World's oldest periodic table found in St Andrews

A periodic table chart discovered at the University of St Andrews is thought to be the oldest in the world.

The chart of elements, dating from 1885, was discovered in the University’s School of Chemistry in 2014 by Dr Alan Aitken during a clear out. 

The storage area was full of chemicals, equipment and laboratory paraphernalia that had accumulated since the opening of the chemistry department at its current location in 1968. 

 Within the collection was a large, extremely fragile periodic table that flaked upon handling. 

Suggestions that the discovery may be the earliest surviving example of a classroom periodic table in the world meant the document required urgent attention to be authenticated, repaired and restored.

The University’s Special Collections was awarded a funding grant from the National Manuscripts Conservation Trust (NMCT) for the conservation of the chart in collaboration with private conservator Richard Hawkes (Artworks Conservation). 

The funding also allowed production of a full-size facsimile which is now on display in the School of Chemistry. 

The original periodic table has been rehoused in conservation grade material and is stored in Special Collections’ climate-controlled stores in the University.

Professor David O’Hagan, recent ex-Head of Chemistry at the University of St Andrews, said: 

“The discovery of the world’s oldest classroom periodic table at the University of St Andrews is remarkable. 
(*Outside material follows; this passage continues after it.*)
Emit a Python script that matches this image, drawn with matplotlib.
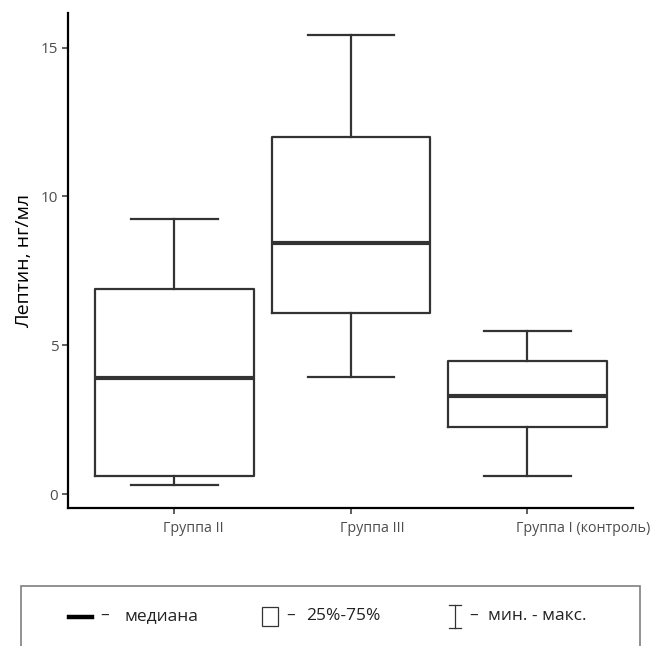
import matplotlib
matplotlib.use('Agg')
import matplotlib.pyplot as plt
from matplotlib.patches import Rectangle
from matplotlib.lines import Line2D
import matplotlib.transforms as mtransforms

plt.rcParams['font.family'] = ['Open Sans', 'DejaVu Sans']

# box statistics
groups = ['Группа II', 'Группа III', 'Группа I (контроль)']
whis_lo = [0.30, 3.94, 0.61]
q1 = [0.61, 6.09, 2.25]
median = [3.90, 8.44, 3.30]
q3 = [6.90, 12.01, 4.47]
whis_hi = [9.25, 15.41, 5.48]

W, H = 666, 646
fig = plt.figure(figsize=(W / 100, H / 100), dpi=100)
ax = fig.add_axes([68 / W, 1 - 508 / H, (633 - 68) / W, (508 - 13) / H])

stats = []
for i, name in enumerate(groups):
    stats.append(dict(label=name, whislo=whis_lo[i], q1=q1[i], med=median[i],
                      q3=q3[i], whishi=whis_hi[i], fliers=[]))

col = '#333333'
ax.bxp(stats, positions=range(len(groups)), widths=0.9, capwidths=0.49,
       showfliers=False,
       boxprops=dict(color=col, linewidth=1.6),
       whiskerprops=dict(color=col, linewidth=1.6),
       capprops=dict(color=col, linewidth=1.6),
       medianprops=dict(color=col, linewidth=3.0))

ax.set_xlim(-0.603, 2.598)
ax.set_ylim(-0.47, 16.16)
ax.set_yticks([0, 5, 10, 15])
for s in ['top', 'right']:
    ax.spines[s].set_visible(False)
for s in ['left', 'bottom']:
    ax.spines[s].set_linewidth(1.6)
    ax.spines[s].set_color('black')

ax.tick_params(axis='both', colors='#333333', labelcolor='#4d4d4d', length=4, width=1.1)
ax.tick_params(axis='y', labelsize=11, pad=3)
ax.tick_params(axis='x', labelsize=10.3, pad=5)
ax.set_xticklabels(groups, ha='left')
offset = mtransforms.ScaledTranslation(-11 / 100, 0, fig.dpi_scale_trans)
for lab in ax.get_xticklabels():
    lab.set_transform(lab.get_transform() + offset)

ax.set_ylabel('Лептин, нг/мл', fontsize=14, color='black', labelpad=6)


def fx(x):
    return x / W


def fy(y):
    return 1 - y / H


# legend box under the chart
tf = fig.transFigure
fig.patches.append(Rectangle((fx(21), fy(652)), fx(640) - fx(21), fy(586) - fy(652),
                             transform=tf, fill=False, edgecolor='#7f7f7f', linewidth=1.2))
fig.lines.append(Line2D([fx(69), fx(92)], [fy(617), fy(617)], transform=tf,
                        color='black', linewidth=3.2))
fig.patches.append(Rectangle((fx(262), fy(626)), fx(278) - fx(262), fy(607) - fy(626),
                             transform=tf, fill=False, edgecolor='#333333', linewidth=0.9))
fig.lines.append(Line2D([fx(455), fx(455)], [fy(605), fy(628)], transform=tf,
                        color='#333333', linewidth=0.9))
fig.lines.append(Line2D([fx(449), fx(461)], [fy(605), fy(605)], transform=tf,
                        color='#333333', linewidth=0.9))
fig.lines.append(Line2D([fx(449), fx(461)], [fy(628), fy(628)], transform=tf,
                        color='#333333', linewidth=0.9))

leg_kw = dict(transform=tf, fontsize=12.5, color='#222222', va='center', ha='left')
fig.text(fx(100), fy(616), '–', **leg_kw)
fig.text(fx(125), fy(616), 'медиана', **leg_kw)
fig.text(fx(286), fy(616), '–', **leg_kw)
fig.text(fx(306), fy(616), '25%-75%', **leg_kw)
fig.text(fx(469), fy(616), '–', **leg_kw)
fig.text(fx(488), fy(616), 'мин. - макс.', **leg_kw)

fig.savefig('out.png', dpi=100)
"The table will be available for research and display at the University and we have a number of events planned in 2019, which has been designated international year of the periodic table by the United Nations, to coincide with the 150th anniversary of the table’s creation by Dmitri Mendeleev.”

Gabriel Sewell, Head of Special Collections, University of St Andrews, added: “We are delighted that we now know when the oldest known periodic table chart came to St Andrews to be used in teaching.  Thanks to the generosity of the National Manuscripts Conservation Trust, the table has been preserved for current and future generations to enjoy and we look forward to making it accessible to all.”